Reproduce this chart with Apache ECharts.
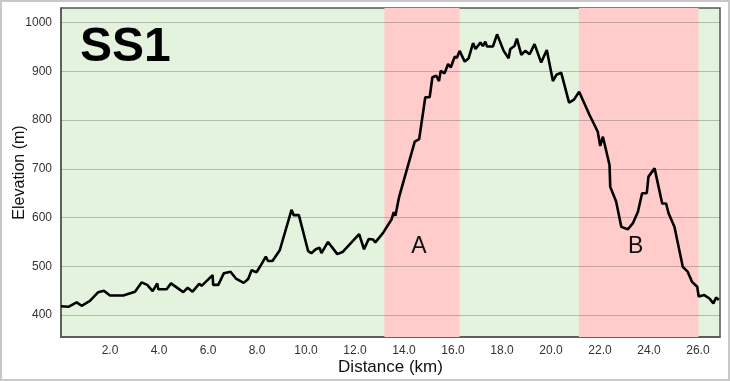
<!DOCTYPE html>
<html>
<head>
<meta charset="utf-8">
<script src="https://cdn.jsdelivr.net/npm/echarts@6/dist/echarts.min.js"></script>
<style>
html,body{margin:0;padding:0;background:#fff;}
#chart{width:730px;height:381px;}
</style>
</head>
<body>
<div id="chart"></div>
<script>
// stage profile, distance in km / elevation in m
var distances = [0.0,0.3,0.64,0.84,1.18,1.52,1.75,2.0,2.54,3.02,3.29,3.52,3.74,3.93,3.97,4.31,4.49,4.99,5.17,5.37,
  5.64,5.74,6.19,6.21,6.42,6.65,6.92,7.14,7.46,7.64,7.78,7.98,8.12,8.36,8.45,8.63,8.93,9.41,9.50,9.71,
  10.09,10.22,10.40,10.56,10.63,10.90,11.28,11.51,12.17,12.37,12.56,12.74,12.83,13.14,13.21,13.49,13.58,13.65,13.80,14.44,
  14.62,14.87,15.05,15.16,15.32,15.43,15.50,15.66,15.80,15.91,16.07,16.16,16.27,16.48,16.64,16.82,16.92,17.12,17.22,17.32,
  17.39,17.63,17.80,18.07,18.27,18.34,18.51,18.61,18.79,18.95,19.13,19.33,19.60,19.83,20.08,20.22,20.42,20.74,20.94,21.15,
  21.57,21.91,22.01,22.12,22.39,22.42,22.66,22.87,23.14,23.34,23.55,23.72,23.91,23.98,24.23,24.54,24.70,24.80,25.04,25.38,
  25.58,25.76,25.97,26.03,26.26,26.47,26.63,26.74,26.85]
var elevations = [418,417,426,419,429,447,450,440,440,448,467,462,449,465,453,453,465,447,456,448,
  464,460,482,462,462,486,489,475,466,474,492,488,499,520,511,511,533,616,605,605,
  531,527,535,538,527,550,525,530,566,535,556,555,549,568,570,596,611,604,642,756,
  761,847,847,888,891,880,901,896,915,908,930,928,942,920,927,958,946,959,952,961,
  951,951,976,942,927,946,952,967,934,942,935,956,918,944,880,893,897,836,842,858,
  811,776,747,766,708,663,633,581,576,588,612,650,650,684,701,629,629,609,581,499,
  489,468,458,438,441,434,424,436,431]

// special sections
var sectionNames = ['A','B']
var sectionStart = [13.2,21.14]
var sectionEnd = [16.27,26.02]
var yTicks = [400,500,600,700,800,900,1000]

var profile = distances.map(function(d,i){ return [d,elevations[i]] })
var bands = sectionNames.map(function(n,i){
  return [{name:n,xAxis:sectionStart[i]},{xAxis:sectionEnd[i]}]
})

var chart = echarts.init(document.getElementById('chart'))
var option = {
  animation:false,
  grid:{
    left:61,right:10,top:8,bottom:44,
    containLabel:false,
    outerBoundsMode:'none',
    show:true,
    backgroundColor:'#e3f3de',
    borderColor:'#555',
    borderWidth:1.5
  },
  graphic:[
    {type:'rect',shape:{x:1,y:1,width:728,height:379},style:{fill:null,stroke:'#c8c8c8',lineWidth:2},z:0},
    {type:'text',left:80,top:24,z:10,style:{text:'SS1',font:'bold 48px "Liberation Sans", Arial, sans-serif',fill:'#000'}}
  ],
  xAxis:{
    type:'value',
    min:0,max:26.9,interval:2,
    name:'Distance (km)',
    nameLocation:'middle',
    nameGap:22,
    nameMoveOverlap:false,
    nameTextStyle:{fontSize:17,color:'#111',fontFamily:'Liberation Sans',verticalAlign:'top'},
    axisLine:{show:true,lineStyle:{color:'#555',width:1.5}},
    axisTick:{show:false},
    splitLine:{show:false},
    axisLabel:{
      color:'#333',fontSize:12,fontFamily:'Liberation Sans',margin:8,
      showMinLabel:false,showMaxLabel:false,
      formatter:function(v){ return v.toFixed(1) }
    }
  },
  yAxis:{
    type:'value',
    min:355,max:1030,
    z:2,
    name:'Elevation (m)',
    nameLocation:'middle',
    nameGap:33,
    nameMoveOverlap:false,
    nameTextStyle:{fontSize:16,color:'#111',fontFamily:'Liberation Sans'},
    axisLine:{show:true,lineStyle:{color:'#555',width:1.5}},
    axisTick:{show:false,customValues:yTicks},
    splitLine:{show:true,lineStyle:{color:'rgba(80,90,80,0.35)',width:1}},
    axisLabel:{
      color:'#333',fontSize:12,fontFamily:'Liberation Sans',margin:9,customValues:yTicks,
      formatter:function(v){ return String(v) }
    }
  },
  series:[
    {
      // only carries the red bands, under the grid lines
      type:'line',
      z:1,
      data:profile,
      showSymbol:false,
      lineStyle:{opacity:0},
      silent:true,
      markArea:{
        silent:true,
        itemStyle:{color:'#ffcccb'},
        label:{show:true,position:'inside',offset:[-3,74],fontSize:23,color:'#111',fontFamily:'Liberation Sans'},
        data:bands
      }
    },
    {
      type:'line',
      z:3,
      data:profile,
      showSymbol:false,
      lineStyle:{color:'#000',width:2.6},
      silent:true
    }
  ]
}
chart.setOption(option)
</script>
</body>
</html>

==*==

**WORK REQUIRED**: Print out the material word for word, omitting the pictures.

**RESULT FOR THIS EXERCISE**:
Reproduce this chart with Apache ECharts.
<!DOCTYPE html>
<html>
<head>
<meta charset="utf-8">
<script src="https://cdn.jsdelivr.net/npm/echarts@6/dist/echarts.min.js"></script>
<style>
html,body{margin:0;padding:0;background:#fff;}
#chart{width:730px;height:381px;}
</style>
</head>
<body>
<div id="chart"></div>
<script>
// stage profile, distance in km / elevation in m
var distances = [0.0,0.3,0.64,0.84,1.18,1.52,1.75,2.0,2.54,3.02,3.29,3.52,3.74,3.93,3.97,4.31,4.49,4.99,5.17,5.37,
  5.64,5.74,6.19,6.21,6.42,6.65,6.92,7.14,7.46,7.64,7.78,7.98,8.12,8.36,8.45,8.63,8.93,9.41,9.50,9.71,
  10.09,10.22,10.40,10.56,10.63,10.90,11.28,11.51,12.17,12.37,12.56,12.74,12.83,13.14,13.21,13.49,13.58,13.65,13.80,14.44,
  14.62,14.87,15.05,15.16,15.32,15.43,15.50,15.66,15.80,15.91,16.07,16.16,16.27,16.48,16.64,16.82,16.92,17.12,17.22,17.32,
  17.39,17.63,17.80,18.07,18.27,18.34,18.51,18.61,18.79,18.95,19.13,19.33,19.60,19.83,20.08,20.22,20.42,20.74,20.94,21.15,
  21.57,21.91,22.01,22.12,22.39,22.42,22.66,22.87,23.14,23.34,23.55,23.72,23.91,23.98,24.23,24.54,24.70,24.80,25.04,25.38,
  25.58,25.76,25.97,26.03,26.26,26.47,26.63,26.74,26.85]
var elevations = [418,417,426,419,429,447,450,440,440,448,467,462,449,465,453,453,465,447,456,448,
  464,460,482,462,462,486,489,475,466,474,492,488,499,520,511,511,533,616,605,605,
  531,527,535,538,527,550,525,530,566,535,556,555,549,568,570,596,611,604,642,756,
  761,847,847,888,891,880,901,896,915,908,930,928,942,920,927,958,946,959,952,961,
  951,951,976,942,927,946,952,967,934,942,935,956,918,944,880,893,897,836,842,858,
  811,776,747,766,708,663,633,581,576,588,612,650,650,684,701,629,629,609,581,499,
  489,468,458,438,441,434,424,436,431]

// special sections
var sectionNames = ['A','B']
var sectionStart = [13.2,21.14]
var sectionEnd = [16.27,26.02]
var yTicks = [400,500,600,700,800,900,1000]

var profile = distances.map(function(d,i){ return [d,elevations[i]] })
var bands = sectionNames.map(function(n,i){
  return [{name:n,xAxis:sectionStart[i]},{xAxis:sectionEnd[i]}]
})

var chart = echarts.init(document.getElementById('chart'))
var option = {
  animation:false,
  grid:{
    left:61,right:10,top:8,bottom:44,
    containLabel:false,
    outerBoundsMode:'none',
    show:true,
    backgroundColor:'#e3f3de',
    borderColor:'#555',
    borderWidth:1.5
  },
  graphic:[
    {type:'rect',shape:{x:1,y:1,width:728,height:379},style:{fill:null,stroke:'#c8c8c8',lineWidth:2},z:0},
    {type:'text',left:80,top:24,z:10,style:{text:'SS1',font:'bold 48px "Liberation Sans", Arial, sans-serif',fill:'#000'}}
  ],
  xAxis:{
    type:'value',
    min:0,max:26.9,interval:2,
    name:'Distance (km)',
    nameLocation:'middle',
    nameGap:22,
    nameMoveOverlap:false,
    nameTextStyle:{fontSize:17,color:'#111',fontFamily:'Liberation Sans',verticalAlign:'top'},
    axisLine:{show:true,lineStyle:{color:'#555',width:1.5}},
    axisTick:{show:false},
    splitLine:{show:false},
    axisLabel:{
      color:'#333',fontSize:12,fontFamily:'Liberation Sans',margin:8,
      showMinLabel:false,showMaxLabel:false,
      formatter:function(v){ return v.toFixed(1) }
    }
  },
  yAxis:{
    type:'value',
    min:355,max:1030,
    z:2,
    name:'Elevation (m)',
    nameLocation:'middle',
    nameGap:33,
    nameMoveOverlap:false,
    nameTextStyle:{fontSize:16,color:'#111',fontFamily:'Liberation Sans'},
    axisLine:{show:true,lineStyle:{color:'#555',width:1.5}},
    axisTick:{show:false,customValues:yTicks},
    splitLine:{show:true,lineStyle:{color:'rgba(80,90,80,0.35)',width:1}},
    axisLabel:{
      color:'#333',fontSize:12,fontFamily:'Liberation Sans',margin:9,customValues:yTicks,
      formatter:function(v){ return String(v) }
    }
  },
  series:[
    {
      // only carries the red bands, under the grid lines
      type:'line',
      z:1,
      data:profile,
      showSymbol:false,
      lineStyle:{opacity:0},
      silent:true,
      markArea:{
        silent:true,
        itemStyle:{color:'#ffcccb'},
        label:{show:true,position:'inside',offset:[-3,74],fontSize:23,color:'#111',fontFamily:'Liberation Sans'},
        data:bands
      }
    },
    {
      type:'line',
      z:3,
      data:profile,
      showSymbol:false,
      lineStyle:{color:'#000',width:2.6},
      silent:true
    }
  ]
}
chart.setOption(option)
</script>
</body>
</html>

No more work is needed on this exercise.